Austrian minister defies coalition ally to back EU nature restoration law
  • Gewessler’s announcement angered Chancellor Karl Nehammer’s conservative People’s Party (OVP), which opposes the law

VIENNA: Austria’s environment minister, Leonore Gewessler of the Greens, defied her conservative coalition partners on Sunday by pledging to cast Austria’s vote in favor of adopting a European nature restoration law, potentially tipping the balance in Brussels.
European Union countries’ environment ministers will discuss the bloc’s flagship policy to restore damaged nature at a meeting in Luxembourg on Monday and potentially hold a final vote on whether to enact it.
The law would be among the EU’s biggest environmental policies, requiring member states to introduce measures restoring nature on a fifth of their land and sea by 2030.
“The time for decisiveness has come. I will vote in favor of the EU Nature Restoration Law on Monday,” she told a news conference called at short notice.
EU countries had planned to approve the policy in March but called off the vote after Hungary unexpectedly withdrew its support, wiping out the slim majority in favor.
Austria’s change of position would give the policy enough support to become law if no other countries switch.
Hungary, Italy, the Netherlands, Sweden, Belgium, Finland and Poland have previously said they will not support the policy but without Austria they would be one country short of being able to block it.

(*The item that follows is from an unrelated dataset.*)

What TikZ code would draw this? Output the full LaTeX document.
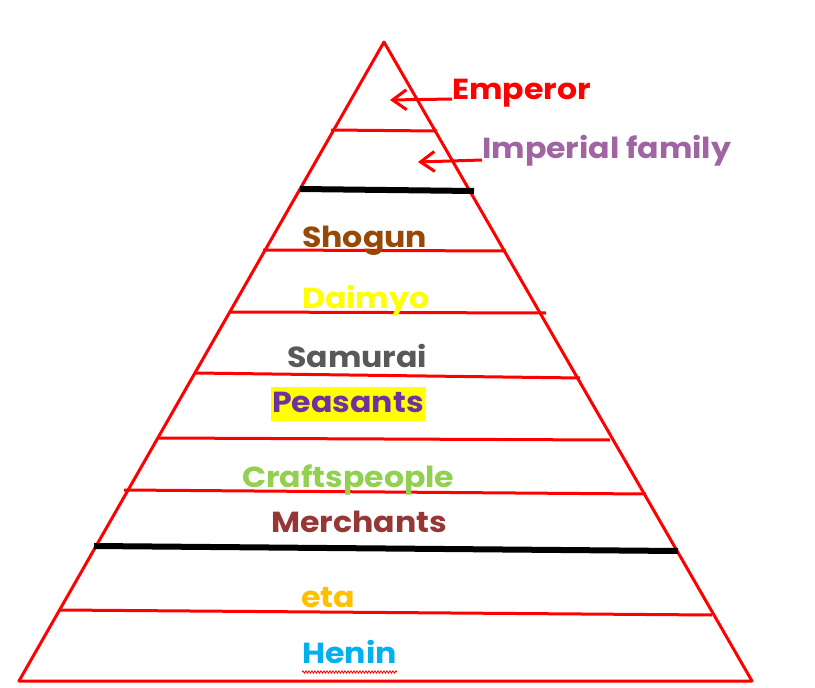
\documentclass[tikz,border=0pt]{standalone}
\usepackage{fontspec}
\setmainfont{Poppins}[FakeStretch=1.09]
\usepackage{xcolor}
\usetikzlibrary{calc, arrows.meta, decorations.pathmorphing}
\definecolor{TierRed}{HTML}{FF0000}
\definecolor{Plum}{HTML}{A064A3}
\definecolor{Bronze}{HTML}{984807}
\definecolor{Lemon}{HTML}{FFFF00}
\definecolor{Slate}{HTML}{595959}
\definecolor{Grape}{HTML}{7030A0}
\definecolor{Lime}{HTML}{92D050}
\definecolor{Brick}{HTML}{953735}
\definecolor{Amber}{HTML}{FFC000}
\definecolor{Sky}{HTML}{00B0F0}

\begin{document}
\begin{tikzpicture}[x=1pt, y=-1pt,
      edge/.style={draw=TierRed, line width=3pt, line join=round},
      split/.style={draw=black, line width=6pt},
      rank/.style={font=\fontsize{29}{32}\selectfont\bfseries, inner sep=0pt, anchor=base west},
      pointer/.style={TierRed, line width=3pt, -{Straight Barb[length=14pt, width=20pt, line width=3pt]}}]
      \useasboundingbox (0,0) rectangle (815,688);

      % Pyramid outline
      \coordinate (apex) at (384,42);
      \coordinate (bl) at (19,681);
      \coordinate (br) at (752,681);
      \draw[edge] (apex) -- (bl) -- (br) -- cycle;

      % Tier lines
      \draw[edge] (331,130) -- (437,131);
      \draw[split] (300,189) -- (474,191);
      \draw[edge] (263,250) -- (506,251);
      \draw[edge] (231,312) -- (546,313);
      \draw[edge] (195,373) -- (580,378);
      \draw[edge] (159,438) -- (610,440);
      \draw[edge] (124,490) -- (646,494);
      \draw[split] (94,546) -- (678,551);
      \draw[edge] (60,610) -- (712,615);

      % Ranks
      \node[rank, text=TierRed] (emperor) at (452,99) {Emperor};
      \node[rank, text=Plum] (imperial) at (482,158) {Imperial family};
      \node[rank, text=Bronze] (shogun) at (302,247) {Shogun};
      \node[rank, text=Lemon] (daimyo) at (302,308) {Daimyo};
      \node[rank, text=Slate] (samurai) at (287,367) {Samurai};
      \node[rank, text=Grape, fill=Lemon, inner xsep=1pt, text height=25pt, text depth=9pt] (peasants) at (271,412) {Peasants};
      \node[rank, text=Lime] (crafts) at (242,487) {Craftspeople};
      \node[rank, text=Brick] (merchants) at (271,532) {Merchants};
      \node[rank, text=Amber] (eta) at (301,607) {eta};
      \node[rank, text=Sky] (henin) at (302,663) {Henin};

      % Pointers
      \coordinate (empTip) at (390,100);
      \coordinate (impTip) at (418,162);
      \draw[pointer] (emperor.base west) -- (empTip);
      \draw[pointer] ([yshift=-2pt]imperial.base west) -- (impTip);

      % Spell-check squiggle
      \draw[TierRed, line width=0.8pt, decorate, decoration={snake, amplitude=1.2pt, segment length=3pt}]
        ([yshift=-9pt]henin.base west) -- ([yshift=-9pt]henin.base east);
    \end{tikzpicture}
\end{document}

“This law is on a knife-edge. A majority at the European level is in no way certain,” Gewessler said, adding that some countries were hesitating to support it.
Gewessler’s announcement angered Chancellor Karl Nehammer’s conservative People’s Party (OVP), which opposes the law. It controls the Agriculture Ministry and says that since that ministry is partly responsible for this issue, Gewessler needs its backing.
The OVP minister for EU and constitutional affairs, Karoline Edtstadler, said that if Gewessler voted in favor without the Agriculture Ministry’s approval it would be unconstitutional.
“That must and will have legal consequences,” Edtstadler said on X.